As most readers have probably gleaned from the abundance of stories on space junk and the Air Force’s scramble to find a replacement for GPS, we’ve become increasingly reliant on satellites over recent decades, some would say too reliant. But for being such an integral — and expensive — part of our daily lives, we have virtually no means to service a busted satellite while in orbit (see: Zombiesat) or to replenish the propellant supply that satellites use to keep on the proper course.

MDA wants to fill that niche by launching a satellite refueling station that can track down and dock with satellites in the sky, filling them up with hydrazine and performing small repairs. Such a service could double, or even triple, the lives of satellites already flying, provided their on-board instruments are still working properly.
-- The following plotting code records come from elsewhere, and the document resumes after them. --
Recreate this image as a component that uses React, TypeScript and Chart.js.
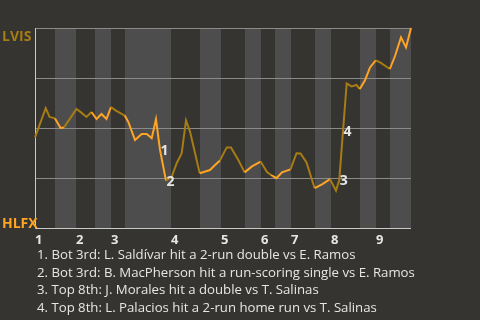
import React, { useEffect, useRef } from "react";
import { Chart, registerables } from "chart.js";

Chart.register(...registerables);

// ---------- data ----------
const TEAM_AWAY = "LVIS"; // top of chart (100%)
const TEAM_HOME = "HLFX"; // bottom of chart (0%)

// game progress (plate-appearance units) of each point
const progress = [
  0, 2.28, 3.09, 4.26, 5.43, 6.17, 8.83, 9.79, 10.96, 12.02, 13.09, 14.15, 15.21, 16.17,
  17.13, 19.1, 19.85, 21.28, 22.7, 23.77, 24.83, 25.74, 26.6, 27.87, 29.09, 30.15, 31.21,
  32.13, 32.98, 35.05, 37.23, 38.09, 39.36, 40.79, 41.7, 43.26, 44.6, 46.17, 48.0,
  49.36, 50.21, 51.38, 52.55, 54.36, 55.64, 56.49, 57.77, 59.5, 61.06, 62.77, 64.04, 64.74,
  65.53, 66.32, 67.34, 68.4, 69.1, 70.21, 71.28, 72.5, 73.51, 75.5, 76.6, 77.87, 78.94, 80,
];

// LVIS win probability (%) at each point
const lvisWinPct = [
  45.3, 59.9, 55.5, 54.8, 50, 50.3, 59.5, 57.8, 55.5, 58, 54.5, 57, 54.5, 60.5,
  58.8, 56.2, 53, 44, 47, 47, 44.9, 54.4, 39, 23.7, 25.7, 32.4, 37.4,
  53.8, 48.2, 27.4, 29, 31, 33.8, 40.3, 40.3, 34, 27.8, 30.8, 33.2,
  28, 26.5, 24.9, 27.8, 29.3, 37.4, 37.3, 32.8, 19.9, 21.8, 24.4, 18.7, 24,
  48.5, 72.3, 70.8, 71.5, 69.5, 73.9, 80.3, 83.8, 82.7, 79.5, 86, 95.3, 90.3, 100,
];

// start of each half inning (top 1, bot 1, top 2, ...), in progress units
const halfInningStarts = [
  0, 4.3, 8.7, 12.8, 16.2, 19.2, 28.9, 35.1, 39.6, 44.7, 48.1, 51.1, 54.5, 59.6, 63.0,
  69.15, 72.55, 75.5,
];
const gameEnd = 80;
const inningLabels = ["1", "2", "3", "4", "5", "6", "7", "8", "9"];
const gridPct = [25, 50, 75, 100];

// key events: index of point and note
const eventPoints = [22, 23, 51, 52];
const eventNotes = [
  "Bot 3rd: L. Saldívar hit a 2-run double vs E. Ramos",
  "Bot 3rd: B. MacPherson hit a run-scoring single vs E. Ramos",
  "Top 8th: J. Morales hit a double vs T. Salinas",
  "Top 8th: L. Palacios hit a 2-run home run vs T. Salinas",
];

// ---------- styles ----------
const BG = "#363430";
const BAND = "#4d4d4d";
const GRID = "#8a8a88";
const AXIS = "#c9c9c7";
const AWAY_COLOR = "#a67c14";
const HOME_COLOR = "#ffa424";
const TEXT = "#e6e6e6";
const FONT = "'Open Sans', 'Noto Sans', sans-serif";

function halfIndexOf(x: number): number {
  // half inning containing x, with intervals (start, end]
  let idx = 0;
  for (let i = 0; i < halfInningStarts.length; i++) {
    if (x > halfInningStarts[i]) idx = i;
  }
  return idx;
}

export default function App() {
  const canvasRef = useRef<HTMLCanvasElement | null>(null);

  useEffect(() => {
    document.body.style.margin = "0";
    document.body.style.background = BG;
    const canvas = canvasRef.current;
    if (!canvas) return;

    const decor = {
      id: "wpDecor",
      beforeDatasetsDraw(chart: any) {
        const { ctx, chartArea, scales } = chart;
        const xs = scales.x;
        const ys = scales.y;
        ctx.save();
        // bottom half-inning bands
        for (let i = 1; i < halfInningStarts.length; i += 2) {
          const s = halfInningStarts[i];
          const e = i + 1 < halfInningStarts.length ? halfInningStarts[i + 1] : gameEnd;
          const x0 = Math.round(xs.getPixelForValue(s));
          const x1 = Math.round(xs.getPixelForValue(e));
          ctx.fillStyle = BAND;
          ctx.fillRect(x0, chartArea.top, x1 - x0, chartArea.bottom - chartArea.top);
        }
        // horizontal grid lines
        ctx.strokeStyle = GRID;
        ctx.lineWidth = 1;
        for (const g of gridPct) {
          const y = Math.round(ys.getPixelForValue(g)) + 0.5;
          ctx.beginPath();
          ctx.moveTo(chartArea.left, y);
          ctx.lineTo(chartArea.right, y);
          ctx.stroke();
        }
        // axes
        ctx.strokeStyle = AXIS;
        const xl = Math.round(chartArea.left) + 0.5;
        const yb = Math.round(ys.getPixelForValue(0)) + 0.5;
        ctx.beginPath();
        ctx.moveTo(xl, chartArea.top);
        ctx.lineTo(xl, yb);
        ctx.lineTo(chartArea.right, yb);
        ctx.stroke();
        ctx.restore();
      },
      afterDatasetsDraw(chart: any) {
        const { ctx, scales } = chart;
        const xs = scales.x;
        const ys = scales.y;
        ctx.save();
        ctx.fillStyle = TEXT;
        ctx.font = `bold 14px ${FONT}`;
        ctx.textAlign = "left";
        ctx.textBaseline = "middle";
        eventPoints.forEach((pi, k) => {
          const px = xs.getPixelForValue(progress[pi]);
          const py = ys.getPixelForValue(lvisWinPct[pi]);
          ctx.fillText(String(k + 1), px + 0.5, py + 1);
        });
        // team labels
        ctx.font = `bold 14px ${FONT}`;
        ctx.textBaseline = "alphabetic";
        ctx.fillStyle = AWAY_COLOR;
        ctx.fillText(TEAM_AWAY, 2, ys.getPixelForValue(100) + 12.5);
        ctx.fillStyle = HOME_COLOR;
        ctx.fillText(TEAM_HOME, 2, ys.getPixelForValue(0));
        // inning labels
        ctx.fillStyle = TEXT;
        ctx.font = `bold 13px ${FONT}`;
        inningLabels.forEach((lab, i) => {
          const x = Math.round(xs.getPixelForValue(halfInningStarts[i * 2]));
          ctx.fillText(lab, x, ys.getPixelForValue(0) + 16);
        });
        ctx.restore();
      },
    };

    const chart = new Chart(canvas, {
      type: "line",
      data: {
        datasets: [
          {
            data: progress.map((x, i) => ({ x, y: lvisWinPct[i] })),
            borderWidth: 2,
            pointRadius: 0,
            tension: 0,
            fill: false,
            clip: false as any,
            borderColor: HOME_COLOR,
            segment: {
              borderColor: (c: any) =>
                halfIndexOf(c.p1.parsed.x) % 2 === 1 ? HOME_COLOR : AWAY_COLOR,
            },
          },
        ],
      },
      options: {
        responsive: false,
        animation: false,
        layout: { padding: { left: 35, top: 28, right: 69, bottom: 92 } },
        plugins: { legend: { display: false }, tooltip: { enabled: false } },
        scales: {
          x: { type: "linear", min: 0, max: gameEnd, display: false },
          y: { type: "linear", min: 0, max: 100, display: false },
        },
      },
      plugins: [decor],
    });
    return () => chart.destroy();
  }, []);

  return (
    <div style={{ position: "relative", width: 480, height: 320, background: BG, overflow: "hidden" }}>
      <canvas ref={canvasRef} width={480} height={320} style={{ display: "block" }} />
      <div
        style={{
          position: "absolute",
          left: 37,
          top: 246,
          color: TEXT,
          fontFamily: FONT,
          fontSize: 13.2,
          lineHeight: "17.7px",
          whiteSpace: "nowrap",
        }}
      >
        {eventNotes.map((n, i) => (
          <div key={i}>{`${i + 1}. ${n}`}</div>
        ))}
      </div>
    </div>
  );
}
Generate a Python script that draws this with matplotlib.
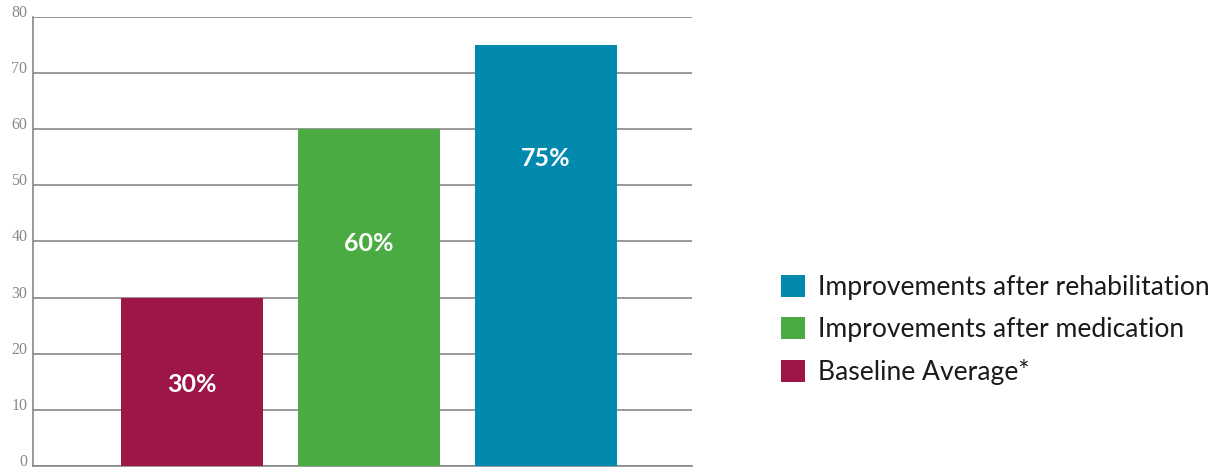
import matplotlib
matplotlib.use("Agg")
import matplotlib.pyplot as plt
from matplotlib.patches import Patch
from matplotlib.transforms import ScaledTranslation

categories = ["Baseline Average*", "Improvements after medication", "Improvements after rehabilitation"]
values = [30, 60, 75]
value_labels = ["30%", "60%", "75%"]
colors = ["#9E1547", "#4BAB43", "#0289AE"]
yticks = [0, 10, 20, 30, 40, 50, 60, 70, 80]

fig = plt.figure(figsize=(12.2, 4.68), dpi=100)
ax = fig.add_axes([33/1220, 2/468, (692-33)/1220, (466-17)/468])

x = list(range(len(values)))
bars = ax.bar(x, values, width=0.802, color=colors, zorder=3)
ax.set_xlim(-0.898, 2.825)
ax.set_ylim(0, 80)

label_frac = [0.484, 0.662, 0.731]
for xi, v, lab, f in zip(x, values, value_labels, label_frac):
    ax.text(xi, v * f, lab, ha="center", va="center", color="white",
            fontsize=18, fontweight="bold", family=["Lato", "DejaVu Sans"], zorder=4)

ax.set_yticks(yticks)
ax.set_yticklabels([str(t) for t in yticks], family=["Liberation Serif"], fontsize=11.5, color="#888888")
off = ScaledTranslation(0, -2.5/100, fig.dpi_scale_trans)
for lab in ax.get_yticklabels():
    lab.set_va("baseline")
    lab.set_transform(lab.get_transform() + off)
ax.tick_params(axis="y", length=0, pad=4)
ax.tick_params(axis="x", length=0, labelbottom=False)
ax.yaxis.grid(True, color="#888888", linewidth=1.2, zorder=1)
ax.set_axisbelow(True)
for s in ["top", "right"]:
    ax.spines[s].set_visible(False)
ax.spines["left"].set_color("#888888")
ax.spines["left"].set_linewidth(1.2)
ax.spines["bottom"].set_color("#888888")
ax.spines["bottom"].set_linewidth(1.2)

handles = [Patch(facecolor=colors[i], edgecolor="none", label=categories[i]) for i in [2, 1, 0]]
leg = fig.legend(handles=handles, loc="center left", bbox_to_anchor=(781/1220, 1 - 330/468),
                 frameon=False, handlelength=0.9, handleheight=0.9,
                 handletextpad=0.5, labelspacing=0.63, borderaxespad=0, borderpad=0,
                 prop={"family": ["Lato", "DejaVu Sans"], "size": 19.1})
for t in leg.get_texts():
    t.set_color("#1a1a1a")

fig.savefig("out.png", dpi=100)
But such a refueling station isn’t the same as pulling up to the gas pump, or even refueling a jet in flight. Satellites are roaring through space at nearly 7,000 miles per hour, so a fueling station would have to first catch the satellite in motion, then somehow finagle the fueling port open with a robotic arm of some kind — if, that is, the door hasn’t been seared closed by years of exposure to space. It’s been done exactly twice before, but both times it happened under experimental conditions where the satellite and the refueling vehicle were both new and designed to be compatible.

Still, it’s not impossible and MDA thinks it could make $100 million a year servicing satellites which themselves are very expensive to replace. In the past decade $16 million was spent replacing satellites that failed or simply ran out of fuel and were abandoned. Between 2012 and 2020, $36 billion more will have to be spent to replace the 136 satellites slated for decommissioning, and all for want of an orbiting Stop’n’Go. MDA hopes to be testing technology in space by 2013.